TASK REQUIREMENTS:
Your task is to retype the lines from the opening of the material through the line that includes "ilk çocuğa sahip\nolma". Do not copy the pictures.
____
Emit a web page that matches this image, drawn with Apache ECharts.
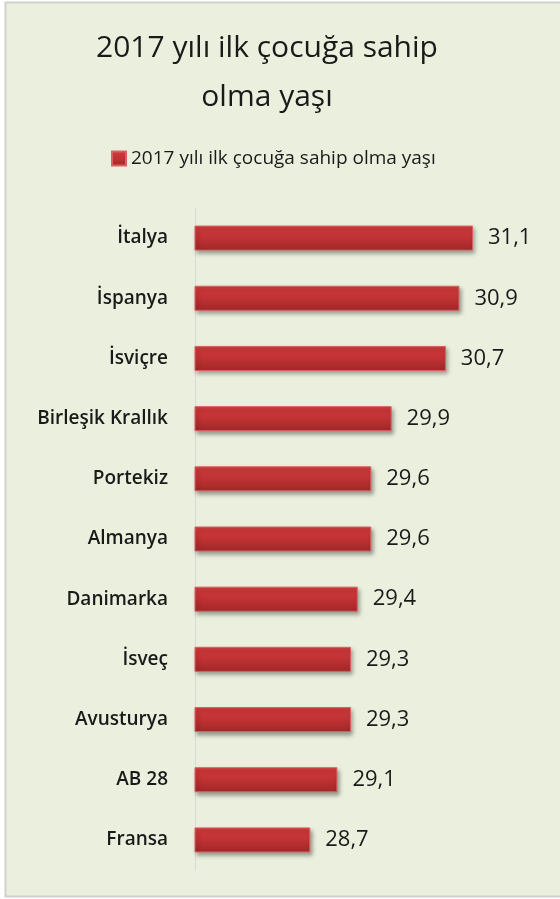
<!DOCTYPE html>
<html><head><meta charset="utf-8">
<script src="https://cdn.jsdelivr.net/npm/echarts@6/dist/echarts.min.js"></script>
<style>html,body{margin:0;padding:0;background:#fff}#c{width:560px;height:899px}</style>
</head><body><div id="c"></div>
<script>
const categories = ["İtalya","İspanya","İsviçre","Birleşik Krallık","Portekiz","Almanya","Danimarka","İsveç","Avusturya","AB 28","Fransa"];
const values = [31.1,30.9,30.7,29.9,29.6,29.6,29.4,29.3,29.3,29.1,28.7];
const seriesName = "2017 yılı ilk çocuğa sahip olma yaşı";
const titleText = "2017 yılı ilk çocuğa sahip\nolma yaşı";

const chart = echarts.init(document.getElementById('c'), null, {renderer:'canvas'});
const font = '"Open Sans", "Noto Sans", sans-serif';
chart.setOption({
  backgroundColor: 'transparent',
  graphic: [{type:'rect', shape:{x:5.5,y:2.5,width:600,height:894}, style:{fill:'#EBF0DE', stroke:'#D0D0D0', lineWidth:2}, z:-10}],
  title: {text: titleText, left: 262, top: 19, textAlign:'center',
    textStyle:{fontFamily:font, fontSize:30, fontWeight:'normal', color:'#1a1a1a', lineHeight:49}},
  legend: {data:[seriesName], top: 144, itemWidth:14, itemHeight:14, itemGap:6,
    textStyle:{fontFamily:font, fontSize:19, color:'#1a1a1a'}, icon:'rect', left:106},
  grid: {left:195, right:26, top:208, bottom:29},
  xAxis: {type:'value', min:27, max:32, show:false},
  yAxis: {type:'category', data:categories, inverse:true,
    axisLine:{show:true, lineStyle:{color:'#D9D9D9', width:1}},
    axisTick:{show:false},
    axisLabel:{fontFamily:font, fontSize:19, fontWeight:600, color:'#1a1a1a', margin:27}},
  series: [{name:seriesName, type:'bar', data:values, barWidth:25,
    itemStyle:{
      color: new echarts.graphic.LinearGradient(0,0,0,1,[{offset:0,color:'#D43B3D'},{offset:0.5,color:'#C03234'},{offset:1,color:'#A02728'}]),
      borderColor:'#D96060', borderWidth:1,
      shadowColor:'rgba(0,0,0,0.35)', shadowBlur:4, shadowOffsetX:2, shadowOffsetY:3},
    label:{show:true, position:'right', distance:15, fontFamily:font, fontSize:22, color:'#1a1a1a',
      formatter: p => String(p.value).replace('.', ',')}
  }]
});
</script></body></html>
____
THE ANSWER:
Emit a web page that matches this image, drawn with Apache ECharts.
<!DOCTYPE html>
<html><head><meta charset="utf-8">
<script src="https://cdn.jsdelivr.net/npm/echarts@6/dist/echarts.min.js"></script>
<style>html,body{margin:0;padding:0;background:#fff}#c{width:560px;height:899px}</style>
</head><body><div id="c"></div>
<script>
const categories = ["İtalya","İspanya","İsviçre","Birleşik Krallık","Portekiz","Almanya","Danimarka","İsveç","Avusturya","AB 28","Fransa"];
const values = [31.1,30.9,30.7,29.9,29.6,29.6,29.4,29.3,29.3,29.1,28.7];
const seriesName = "2017 yılı ilk çocuğa sahip olma yaşı";
const titleText = "2017 yılı ilk çocuğa sahip\nolma yaşı";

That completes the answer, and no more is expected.